Souviens-toi — Remember

Há uma semana comemorou-se no nosso país o Dia de Portugal. Permitam-me falar hoje de um outro 10 de junho.

Há setenta anos, e uma semana, uma divisão do exército nazi chamada “Das Reich” subia pelo interior da França, chamada a reforçar as linhas contra o desembarque aliado nas praias da Normandia. A Resistência e a sua guerrilha, o “maquis”, atrasavam-lhe a progressão. A “Das Reich” respondia com atos punitivos. Na véspera, a 9 de junho, enforcara 99 franceses na aldeia de Tulle, no Limousin. No dia 10 de junho chegou à aldeia de Oradour-sur-Glane, um pouco mais a norte.

Chamar aldeia a Oradour-sur-Glane pode ser enganador. Mesmo em 1944, a sua realidade não evocaria nada da pobreza das aldeias portuguesas. Embora ali morassem poucas centenas de pessoas, cerca de um milhar e meio vinha das quintas vizinhas fazer comércio. Oradour-sur-Glane tinha vários cafés, hotel, solicitador, seguradora, duas oficinas mecânicas, uma trintena de automóveis. Quase todas as casas tinham máquina de costura, fogão a lenha, algumas até fogão a gás. Mais surpreendente, a aldeia tinha uma linha de elétrico, que a ligava à capital provincial, Limoges, e de onde vinham regularmente turistas para fazer piqueniques à beira-rio. Por comparação, seria talvez como Colares, também já então ligada a Sintra por uma linha de elétrico.

Nesse dia de há setenta anos, por volta das duas da tarde, o exército nazi rodeou a aldeia e reuniu toda a população na praça principal. Poucos habitantes fugiram, por confiarem na explicação que lhes foi dada: era apenas um controle de rotina. Foram separadas as mulheres e as crianças dos homens. Estes foram distribuídos por vários lugares, uma centena numa granja, grupos menores aqui e ali. As mulheres e as crianças foram levadas para a igreja.

Até às seis da tarde, os soldados alemães (e alguns franceses, do antigo território da Alsácia-Lorena, recrutados à força) mataram metodicamente 647 pessoas, a tiro de metralhadora, pelo fogo e pela asfixia. Escaparam quatro homens da granja, uma mulher da igreja, e dois miúdos que tinham fugido quando as tropas chegaram (um deles era um dos quarenta refugiados franceses, também da Alsácia-Lorena, que tinham sido recebidos na aldeia).

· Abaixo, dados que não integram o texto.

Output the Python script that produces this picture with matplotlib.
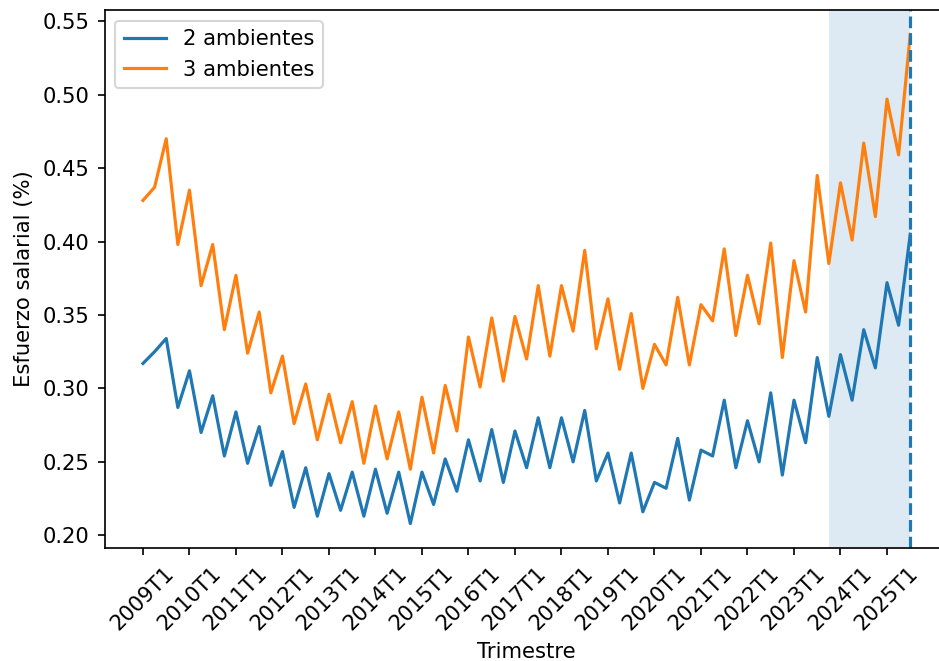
import matplotlib
matplotlib.use("Agg")
import matplotlib.pyplot as plt

# Quarters 2009T1 .. 2025T3
quarters = [f"{y}T{q}" for y in range(2009, 2026) for q in range(1, 5)][:67]

esfuerzo_2amb = [
    0.317, 0.325, 0.334, 0.287, 0.312, 0.270, 0.295, 0.254, 0.284, 0.249,
    0.274, 0.234, 0.257, 0.219, 0.246, 0.213, 0.242, 0.217, 0.243, 0.213,
    0.245, 0.215, 0.243, 0.208, 0.243, 0.221, 0.252, 0.230, 0.265, 0.237,
    0.272, 0.236, 0.271, 0.246, 0.280, 0.246, 0.280, 0.250, 0.285, 0.237,
    0.256, 0.222, 0.256, 0.216, 0.236, 0.232, 0.266, 0.224, 0.258, 0.254,
    0.292, 0.246, 0.278, 0.250, 0.297, 0.241, 0.292, 0.263, 0.321, 0.281,
    0.323, 0.292, 0.340, 0.314, 0.372, 0.343, 0.405,
]

esfuerzo_3amb = [
    0.428, 0.437, 0.470, 0.398, 0.435, 0.370, 0.398, 0.340, 0.377, 0.324,
    0.352, 0.297, 0.322, 0.276, 0.303, 0.265, 0.296, 0.263, 0.291, 0.249,
    0.288, 0.252, 0.284, 0.245, 0.294, 0.256, 0.302, 0.271, 0.335, 0.301,
    0.348, 0.305, 0.349, 0.320, 0.370, 0.322, 0.370, 0.339, 0.394, 0.327,
    0.361, 0.313, 0.351, 0.300, 0.330, 0.316, 0.362, 0.316, 0.357, 0.346,
    0.395, 0.336, 0.377, 0.344, 0.399, 0.321, 0.387, 0.352, 0.445, 0.385,
    0.440, 0.401, 0.467, 0.417, 0.497, 0.459, 0.541,
]

span_start = "2023T4"
span_end = "2025T3"

DPI = 152
fig = plt.figure(figsize=(939 / DPI, 661 / DPI), dpi=DPI)
ax = fig.add_axes([104.6 / 939, 113 / 661, 844 / 939, 538 / 661])

ax.plot(quarters, esfuerzo_2amb, label="2 ambientes")
ax.plot(quarters, esfuerzo_3amb, label="3 ambientes")
ax.axvspan(quarters.index(span_start), quarters.index(span_end),
           color="C0", alpha=0.15, lw=0)
ax.axvline(quarters.index(span_end), color="C0", linestyle="--")

ax.set_xticks(range(0, len(quarters), 4))
ax.set_xticklabels(quarters[::4], rotation=45)
ax.set_xlabel("Trimestre")
ax.set_ylabel("Esfuerzo salarial (%)")
ax.legend(loc="upper left")

fig.savefig("out.png", dpi=DPI)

Isto aconteceu noutros lugares, em Itália ou na Checoslováquia. O que torna Oradour-sur-Glane diferente é que quando a aldeia foi visitada por De Gaulle após a libertação, este decidiu mantê-la em ruínas e vazia, como memorial. E os sobreviventes levaram a opção a peito, até durante mais de uma década em que cortaram relações com o estado francês, por causa de uma amnistia votada pela Assembleia Nacional para os soldados alsacianos que tinham participado no massacre. Hoje é possível visitar Oradour esvaziada, ver os carros enferrujados, as máquinas de costura nos parapeitos da janela, saber onde era a dentista (uma mulher) ou a padaria. Dentro da igreja, um outro memorial, que já lá estava, aos mortos da Iª Guerra Mundial, que vingaram os mortos de 1870. Como numa boneca russa: tragédias que contêm tragédias.

À entrada e à saída, uma placa em francês e inglês, que diz “Souviens-toi / Remember”. Lembra-te. Recorda. Foi só há 70 anos. Não foi a civilização nem o conforto material que o impediu. O que pode este continente? Até onde chega?